Supplied material:
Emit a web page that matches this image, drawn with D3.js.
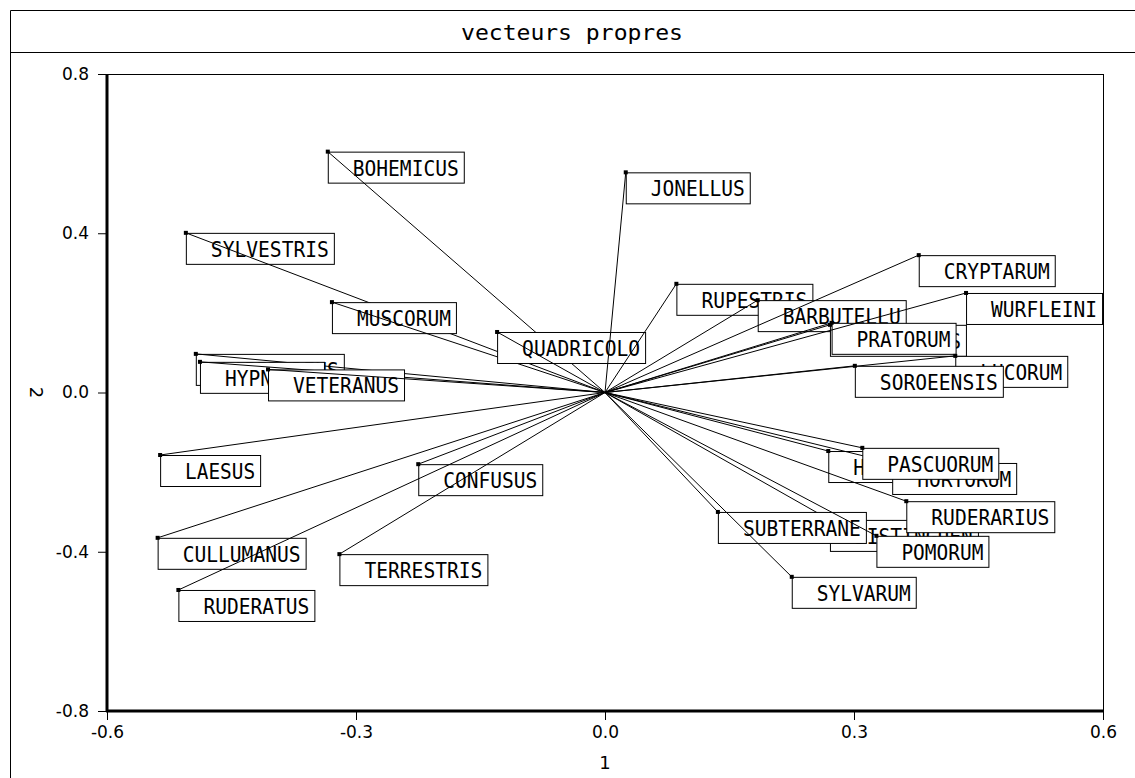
<!DOCTYPE html>
<html>
<head>
<meta charset="utf-8">
<script src="https://cdn.jsdelivr.net/npm/d3@7/dist/d3.min.js"></script>
<style>
  html, body { margin: 0; padding: 0; background: #fff; }
  svg { display: block; }
</style>
</head>
<body>
<div id="chart"></div>
<script>
// species labels (truncated to 10 chars, as in the original output) in drawing order
const species = [
  'BOHEMICUS', 'SYLVESTRIS', 'MUSCORUM', 'QUADRICOLO', 'JONELLUS',
  'LAPIDARIUS', 'HYPNORUM', 'VETERANUS', 'LAESUS', 'CONFUSUS',
  'CULLUMANUS', 'RUDERATUS', 'TERRESTRIS', 'RUPESTRIS', 'BARBUTELLU',
  'MESOMELAS', 'PRATORUM', 'CRYPTARUM', 'WURFLEINI', 'LUCORUM',
  'SOROEENSIS', 'HUMILIS', 'HORTORUM', 'PASCUORUM', 'DISTINGUEN',
  'RUDERARIUS', 'SUBTERRANE', 'POMORUM', 'SYLVARUM'
]
// eigenvector coordinates, axis 1
const axis1 = [
  -0.334, -0.505, -0.329, -0.130, 0.025,
  -0.493, -0.488, -0.406, -0.536, -0.225,
  -0.539, -0.514, -0.320, 0.086, 0.184,
  0.271, 0.273, 0.378, 0.435, 0.422,
  0.301, 0.269, 0.346, 0.310, 0.271,
  0.363, 0.136, 0.327, 0.225
]
// eigenvector coordinates, axis 2
const axis2 = [
  0.605, 0.401, 0.227, 0.152, 0.553,
  0.097, 0.077, 0.058, -0.157, -0.180,
  -0.365, -0.496, -0.406, 0.273, 0.232,
  0.170, 0.175, 0.345, 0.250, 0.092,
  0.067, -0.147, -0.177, -0.139, -0.320,
  -0.273, -0.300, -0.360, -0.463
]
const xTicks = [-0.6, -0.3, 0.0, 0.3, 0.6]
const yTicks = [-0.8, -0.4, 0.0, 0.4, 0.8]
const title = 'vecteurs propres'
const xTitle = '1'
const yTitle = '2'

const width = 1135
const height = 778
const plot = {left: 107, right: 1103, top: 74, bottom: 711}

const svg = d3.select('#chart')
  .append('svg')
  .attr('width', width)
  .attr('height', height)

// outer frame + title box
svg.append('path')
  .attr('d', `M10.5,${height} V10.5 H${width}`)
  .attr('fill', 'none')
  .attr('stroke', '#000')
svg.append('line')
  .attr('x1', 10).attr('x2', width)
  .attr('y1', 52.5).attr('y2', 52.5)
  .attr('stroke', '#000')
svg.append('text')
  .attr('x', 572)
  .attr('y', 40)
  .attr('text-anchor', 'middle')
  .attr('textLength', 222)
  .attr('lengthAdjust', 'spacingAndGlyphs')
  .style('font-family', 'DejaVu Sans Mono')
  .style('font-size', '22px')
  .text(title)

const x = d3.scaleLinear().domain([-0.6, 0.6]).range([plot.left, plot.right])
const y = d3.scaleLinear().domain([-0.8, 0.8]).range([plot.bottom, plot.top])

const fmt = d => d.toFixed(1).replace('\u2212', '-')

// plot frame
svg.append('rect')
  .attr('x', plot.left + 0.5)
  .attr('y', plot.top + 0.5)
  .attr('width', plot.right - plot.left)
  .attr('height', plot.bottom - plot.top)
  .attr('fill', 'none')
  .attr('stroke', '#000')

const yAxis = svg.append('g')
  .attr('transform', `translate(${plot.left},0)`)
  .call(d3.axisLeft(y).tickValues(yTicks).tickFormat(fmt).tickSize(9).tickPadding(9))
const xAxis = svg.append('g')
  .attr('transform', `translate(0,${plot.bottom})`)
  .call(d3.axisBottom(x).tickValues(xTicks).tickFormat(fmt).tickSize(9).tickPadding(6))

;[xAxis, yAxis].forEach(g => {
  g.select('.domain').remove()
  g.selectAll('line').attr('stroke', '#000')
  g.selectAll('text')
    .attr('fill', '#000')
    .style('font-family', 'DejaVu Sans')
    .style('font-size', '17px')
})

// thick left and bottom axis lines
svg.append('line')
  .attr('x1', plot.left).attr('x2', plot.left)
  .attr('y1', plot.top).attr('y2', plot.bottom + 1)
  .attr('stroke', '#000').attr('stroke-width', 3)
svg.append('line')
  .attr('x1', plot.left - 1).attr('x2', plot.right + 1)
  .attr('y1', plot.bottom).attr('y2', plot.bottom)
  .attr('stroke', '#000').attr('stroke-width', 3)

svg.append('text')
  .attr('x', x(0))
  .attr('y', 769)
  .attr('text-anchor', 'middle')
  .style('font-family', 'DejaVu Sans')
  .style('font-size', '18px')
  .text(xTitle)
svg.append('text')
  .attr('transform', `translate(30,${y(0)}) rotate(90)`)
  .attr('text-anchor', 'middle')
  .style('font-family', 'DejaVu Sans')
  .style('font-size', '18px')
  .text(yTitle)

// vectors: for each species the label box, then the line to the origin, then the point
const charW = 12
const boxH = 31
const g = svg.append('g')
species.forEach((name, i) => {
  const px = x(axis1[i])
  const py = y(axis2[i])
  const bw = name.length * charW + 28
  g.append('rect')
    .attr('x', px + 0.5)
    .attr('y', py + 0.5)
    .attr('width', bw)
    .attr('height', boxH)
    .attr('fill', '#fff')
    .attr('stroke', '#000')
  g.append('text')
    .attr('x', px + 25)
    .attr('y', py + 24)
    .attr('textLength', name.length * charW - 2)
    .attr('lengthAdjust', 'spacingAndGlyphs')
    .style('font-family', 'DejaVu Sans Mono')
    .style('font-size', '21px')
    .text(name)
  g.append('line')
    .attr('x1', x(0)).attr('y1', y(0))
    .attr('x2', px).attr('y2', py)
    .attr('stroke', '#000')
  g.append('rect')
    .attr('x', px - 2)
    .attr('y', py - 2)
    .attr('width', 4)
    .attr('height', 4)
    .attr('fill', '#000')
})
</script>
</body>
</html>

Do this:
Transcribe the full listing above exactly as it stands, minus the pictures.

Solution to the exercise:
Emit a web page that matches this image, drawn with D3.js.
<!DOCTYPE html>
<html>
<head>
<meta charset="utf-8">
<script src="https://cdn.jsdelivr.net/npm/d3@7/dist/d3.min.js"></script>
<style>
  html, body { margin: 0; padding: 0; background: #fff; }
  svg { display: block; }
</style>
</head>
<body>
<div id="chart"></div>
<script>
// species labels (truncated to 10 chars, as in the original output) in drawing order
const species = [
  'BOHEMICUS', 'SYLVESTRIS', 'MUSCORUM', 'QUADRICOLO', 'JONELLUS',
  'LAPIDARIUS', 'HYPNORUM', 'VETERANUS', 'LAESUS', 'CONFUSUS',
  'CULLUMANUS', 'RUDERATUS', 'TERRESTRIS', 'RUPESTRIS', 'BARBUTELLU',
  'MESOMELAS', 'PRATORUM', 'CRYPTARUM', 'WURFLEINI', 'LUCORUM',
  'SOROEENSIS', 'HUMILIS', 'HORTORUM', 'PASCUORUM', 'DISTINGUEN',
  'RUDERARIUS', 'SUBTERRANE', 'POMORUM', 'SYLVARUM'
]
// eigenvector coordinates, axis 1
const axis1 = [
  -0.334, -0.505, -0.329, -0.130, 0.025,
  -0.493, -0.488, -0.406, -0.536, -0.225,
  -0.539, -0.514, -0.320, 0.086, 0.184,
  0.271, 0.273, 0.378, 0.435, 0.422,
  0.301, 0.269, 0.346, 0.310, 0.271,
  0.363, 0.136, 0.327, 0.225
]
// eigenvector coordinates, axis 2
const axis2 = [
  0.605, 0.401, 0.227, 0.152, 0.553,
  0.097, 0.077, 0.058, -0.157, -0.180,
  -0.365, -0.496, -0.406, 0.273, 0.232,
  0.170, 0.175, 0.345, 0.250, 0.092,
  0.067, -0.147, -0.177, -0.139, -0.320,
  -0.273, -0.300, -0.360, -0.463
]
const xTicks = [-0.6, -0.3, 0.0, 0.3, 0.6]
const yTicks = [-0.8, -0.4, 0.0, 0.4, 0.8]
const title = 'vecteurs propres'
const xTitle = '1'
const yTitle = '2'

const width = 1135
const height = 778
const plot = {left: 107, right: 1103, top: 74, bottom: 711}

const svg = d3.select('#chart')
  .append('svg')
  .attr('width', width)
  .attr('height', height)

// outer frame + title box
svg.append('path')
  .attr('d', `M10.5,${height} V10.5 H${width}`)
  .attr('fill', 'none')
  .attr('stroke', '#000')
svg.append('line')
  .attr('x1', 10).attr('x2', width)
  .attr('y1', 52.5).attr('y2', 52.5)
  .attr('stroke', '#000')
svg.append('text')
  .attr('x', 572)
  .attr('y', 40)
  .attr('text-anchor', 'middle')
  .attr('textLength', 222)
  .attr('lengthAdjust', 'spacingAndGlyphs')
  .style('font-family', 'DejaVu Sans Mono')
  .style('font-size', '22px')
  .text(title)

const x = d3.scaleLinear().domain([-0.6, 0.6]).range([plot.left, plot.right])
const y = d3.scaleLinear().domain([-0.8, 0.8]).range([plot.bottom, plot.top])

const fmt = d => d.toFixed(1).replace('\u2212', '-')

// plot frame
svg.append('rect')
  .attr('x', plot.left + 0.5)
  .attr('y', plot.top + 0.5)
  .attr('width', plot.right - plot.left)
  .attr('height', plot.bottom - plot.top)
  .attr('fill', 'none')
  .attr('stroke', '#000')

const yAxis = svg.append('g')
  .attr('transform', `translate(${plot.left},0)`)
  .call(d3.axisLeft(y).tickValues(yTicks).tickFormat(fmt).tickSize(9).tickPadding(9))
const xAxis = svg.append('g')
  .attr('transform', `translate(0,${plot.bottom})`)
  .call(d3.axisBottom(x).tickValues(xTicks).tickFormat(fmt).tickSize(9).tickPadding(6))

;[xAxis, yAxis].forEach(g => {
  g.select('.domain').remove()
  g.selectAll('line').attr('stroke', '#000')
  g.selectAll('text')
    .attr('fill', '#000')
    .style('font-family', 'DejaVu Sans')
    .style('font-size', '17px')
})

// thick left and bottom axis lines
svg.append('line')
  .attr('x1', plot.left).attr('x2', plot.left)
  .attr('y1', plot.top).attr('y2', plot.bottom + 1)
  .attr('stroke', '#000').attr('stroke-width', 3)
svg.append('line')
  .attr('x1', plot.left - 1).attr('x2', plot.right + 1)
  .attr('y1', plot.bottom).attr('y2', plot.bottom)
  .attr('stroke', '#000').attr('stroke-width', 3)

svg.append('text')
  .attr('x', x(0))
  .attr('y', 769)
  .attr('text-anchor', 'middle')
  .style('font-family', 'DejaVu Sans')
  .style('font-size', '18px')
  .text(xTitle)
svg.append('text')
  .attr('transform', `translate(30,${y(0)}) rotate(90)`)
  .attr('text-anchor', 'middle')
  .style('font-family', 'DejaVu Sans')
  .style('font-size', '18px')
  .text(yTitle)

// vectors: for each species the label box, then the line to the origin, then the point
const charW = 12
const boxH = 31
const g = svg.append('g')
species.forEach((name, i) => {
  const px = x(axis1[i])
  const py = y(axis2[i])
  const bw = name.length * charW + 28
  g.append('rect')
    .attr('x', px + 0.5)
    .attr('y', py + 0.5)
    .attr('width', bw)
    .attr('height', boxH)
    .attr('fill', '#fff')
    .attr('stroke', '#000')
  g.append('text')
    .attr('x', px + 25)
    .attr('y', py + 24)
    .attr('textLength', name.length * charW - 2)
    .attr('lengthAdjust', 'spacingAndGlyphs')
    .style('font-family', 'DejaVu Sans Mono')
    .style('font-size', '21px')
    .text(name)
  g.append('line')
    .attr('x1', x(0)).attr('y1', y(0))
    .attr('x2', px).attr('y2', py)
    .attr('stroke', '#000')
  g.append('rect')
    .attr('x', px - 2)
    .attr('y', py - 2)
    .attr('width', 4)
    .attr('height', 4)
    .attr('fill', '#000')
})
</script>
</body>
</html>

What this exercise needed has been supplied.